The Star has spent years claiming (on the basis of very little hard evidence) that free movement of labour drives down wages, so it was hardly surprising to read in an editorial (3 Feb) that it positively welcomes the ending of free movement: “Brexit means that our nation state is no longer bound by the free and often forced movement of labour that accompanies the EU’s free movement of capital.”

That phrase “often forced movement of labour” is worth interrogating: what exactly does the Star mean by it? The only possible understanding is that workers often feel “forced” to travel in order to find employment – something that applies to British workers relocating within the UK and to which (as far as I’m aware) the Star has no objection.

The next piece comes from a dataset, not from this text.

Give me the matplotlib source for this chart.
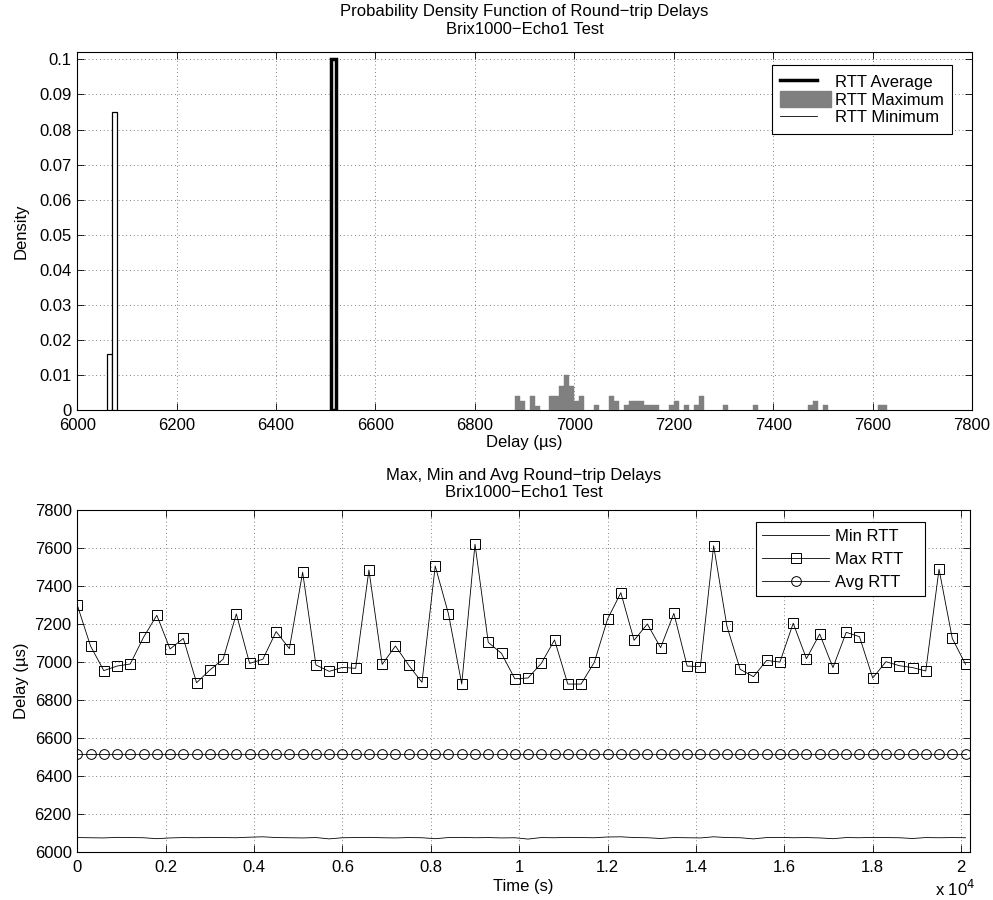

The same editorial proclaims “No human being is illegal” but then goes on to call for “a non-racist migration policy that both serves our economic needs and meets our humanitarian obligations, but does not denude poorer nations of their skilled personnel”: which is exactly what the Tories say they are introducing and which, would of course, make any human being who slipped in without sufficient points… illegal.

The Star’s real dilemma over all this was at least partially revealed in a further editorial (20 February):

“It [the points-based system] is presented as a bid to help British workers, and bosses’ ability to undercut pay and conditions by bringing in cheap labour has been a key factor in creating the ‘bargain-basement’ economy, dominated by insecure work and poverty pay, that we see around us.”

Now, just read that paragraph again, and try to work out what it’s really saying: is the Star in agreement with the Tories’ proposition that their new immigration policy will “help British workers” and stop bosses “bringing in cheap labour”? Given the confused wording, it’s impossible to say, for sure: but what we do know is that the Star believes immigration is a major factor in driving down wages, and has published articles (by no less an authority than Len McCluskey, complete with an attenuated and out-of-context quote that may or may not have come from Marx*), arguing just that.

The 20 February editorial warns us that: “Posing as champions of the EU’s free movement model is likely to alienate as many people as it appeals to, since the government has shrewdly pointed out that when the new system kicks in non-EU immigrants will no longer be at a disadvantage …”

I think we can read that word “shrewdly” as meaning “quite rightly”.

What the Tories are doing, of course, is extending to EU citizens the racist and oppressive policies they’ve long operated towards non-EU migrants – and (as far as can be judged) the Star thinks that’s only fair.

The one unquestionably internationalist slogan the Morning Star has come out with, in the course of their recent coverage of immigration, has been “No human being is illegal” – however, to be consistent they should have added “ … but some are more legal than others.”


* “Let’s have no doubt—the free movement of labour is a class question,” says McCluskey, quoted approvingly in the Morning Star:

“Karl Marx identified that fact a long time ago.

“‘A study of the struggle waged by the British working class,’ he wrote in 1867, ‘reveals that in order to oppose their workers, the employers either bring in workers from abroad or else transfer manufacture to countries where there is a cheap labour force’.”

McCluskey seems to like this particular article, sometimes attributed to Marx, and has often referred to it.

His chosen quote from “Marx” is taken from an 1867 statement of the International Workingman’s Association, under the heading “On the Lausanne Congress.”

McCluskey omits what comes immediately after his quote, where the statement continues: “Given this state of affairs, if the working class wishes to continue its struggle with some chance of success, the national organisations must become international.”